* WRITTEN PROBLEM *
Every line from the top of the records through the line containing "ax.set_ylim(0, 70)" should be retyped exactly; the pictures should not.

* MATERIAL SUPPLIED *
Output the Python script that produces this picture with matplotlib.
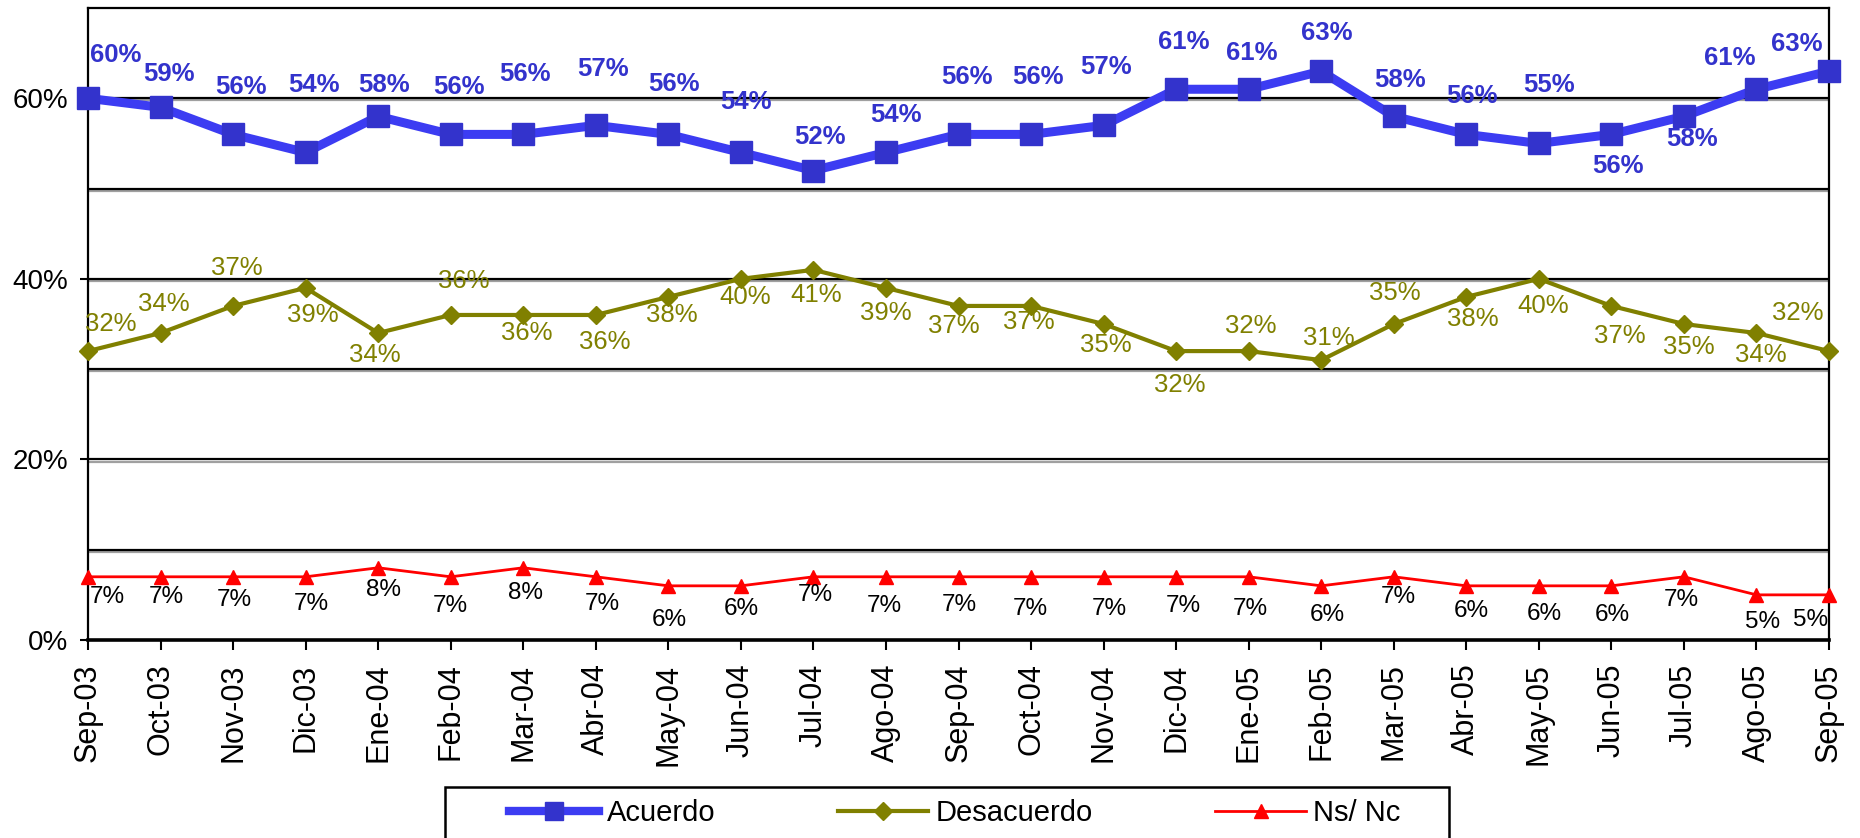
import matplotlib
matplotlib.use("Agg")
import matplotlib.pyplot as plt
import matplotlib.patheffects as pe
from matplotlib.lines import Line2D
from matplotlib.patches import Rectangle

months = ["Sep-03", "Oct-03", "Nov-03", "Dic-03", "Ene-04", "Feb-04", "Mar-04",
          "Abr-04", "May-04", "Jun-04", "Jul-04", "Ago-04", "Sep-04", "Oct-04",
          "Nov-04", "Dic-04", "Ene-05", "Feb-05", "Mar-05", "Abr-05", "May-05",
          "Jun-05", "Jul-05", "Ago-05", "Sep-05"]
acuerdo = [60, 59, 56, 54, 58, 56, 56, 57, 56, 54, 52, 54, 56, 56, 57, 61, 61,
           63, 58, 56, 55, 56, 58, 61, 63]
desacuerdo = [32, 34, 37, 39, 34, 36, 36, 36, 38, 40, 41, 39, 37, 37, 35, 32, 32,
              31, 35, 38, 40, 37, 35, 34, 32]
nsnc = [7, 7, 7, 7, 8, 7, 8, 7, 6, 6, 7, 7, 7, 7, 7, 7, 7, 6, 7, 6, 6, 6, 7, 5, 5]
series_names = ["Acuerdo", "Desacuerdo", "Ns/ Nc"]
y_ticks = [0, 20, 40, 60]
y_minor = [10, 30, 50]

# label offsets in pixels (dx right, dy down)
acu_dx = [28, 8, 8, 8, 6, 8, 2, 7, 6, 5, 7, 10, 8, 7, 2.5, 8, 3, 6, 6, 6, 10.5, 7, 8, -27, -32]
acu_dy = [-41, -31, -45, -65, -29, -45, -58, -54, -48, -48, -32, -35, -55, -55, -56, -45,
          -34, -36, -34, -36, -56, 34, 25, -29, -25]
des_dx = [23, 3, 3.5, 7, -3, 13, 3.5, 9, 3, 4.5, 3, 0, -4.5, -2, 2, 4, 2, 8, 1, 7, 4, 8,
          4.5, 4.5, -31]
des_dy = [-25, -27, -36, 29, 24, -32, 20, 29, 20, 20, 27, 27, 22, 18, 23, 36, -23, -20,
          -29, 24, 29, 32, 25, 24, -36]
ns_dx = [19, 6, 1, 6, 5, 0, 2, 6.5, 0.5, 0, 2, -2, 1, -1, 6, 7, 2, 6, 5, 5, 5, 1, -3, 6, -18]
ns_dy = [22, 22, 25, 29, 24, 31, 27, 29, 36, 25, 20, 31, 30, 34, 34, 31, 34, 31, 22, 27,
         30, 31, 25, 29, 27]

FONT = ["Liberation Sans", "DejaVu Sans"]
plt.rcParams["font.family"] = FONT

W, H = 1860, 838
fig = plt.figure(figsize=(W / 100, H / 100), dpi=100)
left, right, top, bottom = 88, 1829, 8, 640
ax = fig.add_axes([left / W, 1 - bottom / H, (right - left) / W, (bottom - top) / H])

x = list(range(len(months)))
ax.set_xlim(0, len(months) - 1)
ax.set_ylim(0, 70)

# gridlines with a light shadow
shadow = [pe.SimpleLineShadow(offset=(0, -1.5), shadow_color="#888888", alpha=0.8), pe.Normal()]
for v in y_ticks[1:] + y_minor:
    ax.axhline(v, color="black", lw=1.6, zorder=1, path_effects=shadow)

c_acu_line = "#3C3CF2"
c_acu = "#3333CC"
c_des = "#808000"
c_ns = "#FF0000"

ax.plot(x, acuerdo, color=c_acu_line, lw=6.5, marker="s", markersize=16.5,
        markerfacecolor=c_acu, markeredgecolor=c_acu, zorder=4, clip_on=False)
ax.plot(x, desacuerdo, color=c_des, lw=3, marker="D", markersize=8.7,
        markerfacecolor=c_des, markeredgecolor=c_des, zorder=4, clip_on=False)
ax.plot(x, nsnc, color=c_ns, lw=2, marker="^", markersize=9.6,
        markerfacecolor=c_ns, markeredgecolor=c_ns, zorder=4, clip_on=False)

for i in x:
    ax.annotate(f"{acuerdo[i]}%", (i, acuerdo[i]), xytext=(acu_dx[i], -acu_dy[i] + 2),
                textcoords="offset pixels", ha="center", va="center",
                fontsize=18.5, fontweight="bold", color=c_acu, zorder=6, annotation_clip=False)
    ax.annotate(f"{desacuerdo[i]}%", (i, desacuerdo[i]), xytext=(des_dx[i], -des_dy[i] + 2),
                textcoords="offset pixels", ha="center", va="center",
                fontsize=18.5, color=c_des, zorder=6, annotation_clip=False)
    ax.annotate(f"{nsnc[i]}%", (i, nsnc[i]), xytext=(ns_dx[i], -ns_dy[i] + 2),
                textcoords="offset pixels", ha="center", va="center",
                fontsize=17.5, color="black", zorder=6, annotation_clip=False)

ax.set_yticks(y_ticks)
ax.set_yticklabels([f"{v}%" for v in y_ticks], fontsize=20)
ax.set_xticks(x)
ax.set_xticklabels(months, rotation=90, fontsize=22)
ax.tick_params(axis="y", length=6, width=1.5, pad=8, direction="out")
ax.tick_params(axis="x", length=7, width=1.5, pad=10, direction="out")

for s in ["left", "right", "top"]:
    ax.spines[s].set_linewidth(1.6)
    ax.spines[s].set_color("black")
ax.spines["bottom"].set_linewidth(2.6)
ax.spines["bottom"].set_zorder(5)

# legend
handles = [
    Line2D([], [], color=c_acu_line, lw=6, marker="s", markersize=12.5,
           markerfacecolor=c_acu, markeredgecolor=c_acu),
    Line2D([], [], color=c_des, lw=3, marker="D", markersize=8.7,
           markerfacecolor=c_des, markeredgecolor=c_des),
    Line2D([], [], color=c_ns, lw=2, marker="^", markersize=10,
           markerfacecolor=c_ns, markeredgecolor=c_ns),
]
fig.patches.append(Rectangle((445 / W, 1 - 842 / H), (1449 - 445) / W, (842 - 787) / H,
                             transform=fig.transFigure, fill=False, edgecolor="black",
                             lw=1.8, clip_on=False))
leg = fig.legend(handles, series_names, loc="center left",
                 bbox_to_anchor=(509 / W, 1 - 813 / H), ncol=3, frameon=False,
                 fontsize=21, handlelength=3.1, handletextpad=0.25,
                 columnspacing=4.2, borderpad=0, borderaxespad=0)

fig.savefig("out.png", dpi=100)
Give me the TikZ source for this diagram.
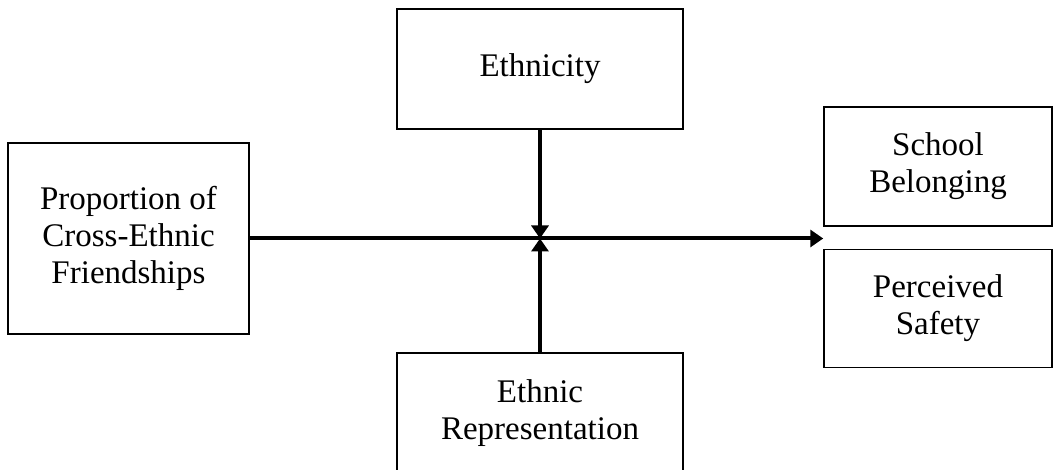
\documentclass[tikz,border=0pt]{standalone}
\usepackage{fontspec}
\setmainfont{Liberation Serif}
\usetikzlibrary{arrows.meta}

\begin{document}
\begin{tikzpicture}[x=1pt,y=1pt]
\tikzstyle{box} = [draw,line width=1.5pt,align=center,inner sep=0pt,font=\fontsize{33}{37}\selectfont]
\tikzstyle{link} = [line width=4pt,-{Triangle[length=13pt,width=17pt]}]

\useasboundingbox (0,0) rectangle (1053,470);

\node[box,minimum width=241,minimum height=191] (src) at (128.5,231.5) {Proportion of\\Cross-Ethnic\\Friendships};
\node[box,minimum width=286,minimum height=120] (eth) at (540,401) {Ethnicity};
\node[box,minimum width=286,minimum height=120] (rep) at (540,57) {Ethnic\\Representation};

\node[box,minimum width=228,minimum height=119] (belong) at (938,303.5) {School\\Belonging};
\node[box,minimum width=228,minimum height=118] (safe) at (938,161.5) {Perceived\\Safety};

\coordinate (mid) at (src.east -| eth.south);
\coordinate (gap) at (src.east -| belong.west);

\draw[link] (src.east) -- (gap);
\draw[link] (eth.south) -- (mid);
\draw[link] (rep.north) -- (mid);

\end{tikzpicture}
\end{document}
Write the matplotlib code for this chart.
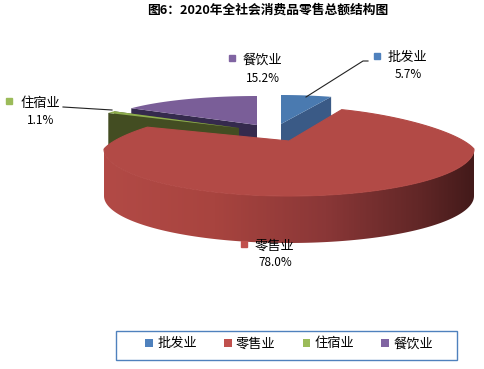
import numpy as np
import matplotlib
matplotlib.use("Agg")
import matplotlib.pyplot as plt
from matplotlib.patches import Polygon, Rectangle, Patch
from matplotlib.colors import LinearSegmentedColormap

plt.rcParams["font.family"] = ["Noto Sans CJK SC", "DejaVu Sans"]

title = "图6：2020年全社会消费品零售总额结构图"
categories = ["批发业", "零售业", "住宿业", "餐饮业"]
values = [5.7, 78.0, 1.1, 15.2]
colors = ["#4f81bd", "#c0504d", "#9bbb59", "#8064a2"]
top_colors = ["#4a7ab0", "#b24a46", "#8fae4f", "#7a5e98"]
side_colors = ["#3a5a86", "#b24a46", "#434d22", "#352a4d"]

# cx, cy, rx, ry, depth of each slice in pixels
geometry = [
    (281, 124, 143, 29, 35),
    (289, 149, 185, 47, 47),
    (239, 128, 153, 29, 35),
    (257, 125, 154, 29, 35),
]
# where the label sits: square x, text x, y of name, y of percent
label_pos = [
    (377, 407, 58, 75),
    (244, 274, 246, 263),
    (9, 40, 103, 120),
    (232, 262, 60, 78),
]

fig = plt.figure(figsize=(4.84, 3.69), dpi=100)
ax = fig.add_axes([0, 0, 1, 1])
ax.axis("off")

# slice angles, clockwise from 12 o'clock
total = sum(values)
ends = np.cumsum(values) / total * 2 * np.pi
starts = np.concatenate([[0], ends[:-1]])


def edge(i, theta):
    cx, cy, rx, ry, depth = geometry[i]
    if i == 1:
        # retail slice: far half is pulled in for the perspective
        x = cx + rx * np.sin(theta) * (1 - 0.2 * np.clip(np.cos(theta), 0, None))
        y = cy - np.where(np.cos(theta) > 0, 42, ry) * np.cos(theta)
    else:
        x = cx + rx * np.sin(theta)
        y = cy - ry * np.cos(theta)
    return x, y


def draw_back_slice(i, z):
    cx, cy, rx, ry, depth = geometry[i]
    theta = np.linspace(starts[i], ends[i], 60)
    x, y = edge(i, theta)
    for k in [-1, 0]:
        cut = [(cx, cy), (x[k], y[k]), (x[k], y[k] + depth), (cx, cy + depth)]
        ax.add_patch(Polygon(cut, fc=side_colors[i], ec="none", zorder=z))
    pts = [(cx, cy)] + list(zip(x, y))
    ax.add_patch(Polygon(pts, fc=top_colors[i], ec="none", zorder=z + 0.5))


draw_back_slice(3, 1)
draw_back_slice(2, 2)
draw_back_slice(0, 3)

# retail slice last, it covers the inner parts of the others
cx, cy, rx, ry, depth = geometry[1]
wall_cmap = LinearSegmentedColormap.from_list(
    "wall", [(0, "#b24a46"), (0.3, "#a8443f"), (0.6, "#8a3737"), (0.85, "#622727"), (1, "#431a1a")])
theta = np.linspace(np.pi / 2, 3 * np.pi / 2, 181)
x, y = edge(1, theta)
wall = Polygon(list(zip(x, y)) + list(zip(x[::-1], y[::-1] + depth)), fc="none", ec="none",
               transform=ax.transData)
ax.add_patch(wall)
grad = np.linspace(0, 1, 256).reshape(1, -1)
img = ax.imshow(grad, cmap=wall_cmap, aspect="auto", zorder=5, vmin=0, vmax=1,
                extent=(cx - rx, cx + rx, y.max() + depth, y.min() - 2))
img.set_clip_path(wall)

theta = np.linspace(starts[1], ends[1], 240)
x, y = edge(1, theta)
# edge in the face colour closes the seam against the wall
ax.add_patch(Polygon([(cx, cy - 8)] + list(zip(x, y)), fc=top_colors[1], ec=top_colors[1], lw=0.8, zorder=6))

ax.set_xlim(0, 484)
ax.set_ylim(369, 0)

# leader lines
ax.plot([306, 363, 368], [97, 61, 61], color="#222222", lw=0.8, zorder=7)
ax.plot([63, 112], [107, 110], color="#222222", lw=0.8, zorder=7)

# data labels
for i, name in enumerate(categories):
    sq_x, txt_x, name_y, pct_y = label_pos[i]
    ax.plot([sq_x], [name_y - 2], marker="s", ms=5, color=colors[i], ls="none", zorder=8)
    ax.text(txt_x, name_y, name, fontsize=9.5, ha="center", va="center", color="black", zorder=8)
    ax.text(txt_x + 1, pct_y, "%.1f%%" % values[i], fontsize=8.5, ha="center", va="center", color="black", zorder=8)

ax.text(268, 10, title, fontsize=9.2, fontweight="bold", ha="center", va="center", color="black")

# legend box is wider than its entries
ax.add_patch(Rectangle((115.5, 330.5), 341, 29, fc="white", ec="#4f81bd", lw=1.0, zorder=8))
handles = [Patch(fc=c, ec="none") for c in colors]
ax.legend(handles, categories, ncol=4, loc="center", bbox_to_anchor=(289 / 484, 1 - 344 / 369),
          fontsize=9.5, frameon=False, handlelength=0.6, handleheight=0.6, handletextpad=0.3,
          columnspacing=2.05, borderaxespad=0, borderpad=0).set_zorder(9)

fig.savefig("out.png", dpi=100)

* RESULT *
Output the Python script that produces this picture with matplotlib.
import matplotlib
matplotlib.use("Agg")
import matplotlib.pyplot as plt
import matplotlib.patheffects as pe
from matplotlib.lines import Line2D
from matplotlib.patches import Rectangle

months = ["Sep-03", "Oct-03", "Nov-03", "Dic-03", "Ene-04", "Feb-04", "Mar-04",
          "Abr-04", "May-04", "Jun-04", "Jul-04", "Ago-04", "Sep-04", "Oct-04",
          "Nov-04", "Dic-04", "Ene-05", "Feb-05", "Mar-05", "Abr-05", "May-05",
          "Jun-05", "Jul-05", "Ago-05", "Sep-05"]
acuerdo = [60, 59, 56, 54, 58, 56, 56, 57, 56, 54, 52, 54, 56, 56, 57, 61, 61,
           63, 58, 56, 55, 56, 58, 61, 63]
desacuerdo = [32, 34, 37, 39, 34, 36, 36, 36, 38, 40, 41, 39, 37, 37, 35, 32, 32,
              31, 35, 38, 40, 37, 35, 34, 32]
nsnc = [7, 7, 7, 7, 8, 7, 8, 7, 6, 6, 7, 7, 7, 7, 7, 7, 7, 6, 7, 6, 6, 6, 7, 5, 5]
series_names = ["Acuerdo", "Desacuerdo", "Ns/ Nc"]
y_ticks = [0, 20, 40, 60]
y_minor = [10, 30, 50]

# label offsets in pixels (dx right, dy down)
acu_dx = [28, 8, 8, 8, 6, 8, 2, 7, 6, 5, 7, 10, 8, 7, 2.5, 8, 3, 6, 6, 6, 10.5, 7, 8, -27, -32]
acu_dy = [-41, -31, -45, -65, -29, -45, -58, -54, -48, -48, -32, -35, -55, -55, -56, -45,
          -34, -36, -34, -36, -56, 34, 25, -29, -25]
des_dx = [23, 3, 3.5, 7, -3, 13, 3.5, 9, 3, 4.5, 3, 0, -4.5, -2, 2, 4, 2, 8, 1, 7, 4, 8,
          4.5, 4.5, -31]
des_dy = [-25, -27, -36, 29, 24, -32, 20, 29, 20, 20, 27, 27, 22, 18, 23, 36, -23, -20,
          -29, 24, 29, 32, 25, 24, -36]
ns_dx = [19, 6, 1, 6, 5, 0, 2, 6.5, 0.5, 0, 2, -2, 1, -1, 6, 7, 2, 6, 5, 5, 5, 1, -3, 6, -18]
ns_dy = [22, 22, 25, 29, 24, 31, 27, 29, 36, 25, 20, 31, 30, 34, 34, 31, 34, 31, 22, 27,
         30, 31, 25, 29, 27]

FONT = ["Liberation Sans", "DejaVu Sans"]
plt.rcParams["font.family"] = FONT

W, H = 1860, 838
fig = plt.figure(figsize=(W / 100, H / 100), dpi=100)
left, right, top, bottom = 88, 1829, 8, 640
ax = fig.add_axes([left / W, 1 - bottom / H, (right - left) / W, (bottom - top) / H])

x = list(range(len(months)))
ax.set_xlim(0, len(months) - 1)
ax.set_ylim(0, 70)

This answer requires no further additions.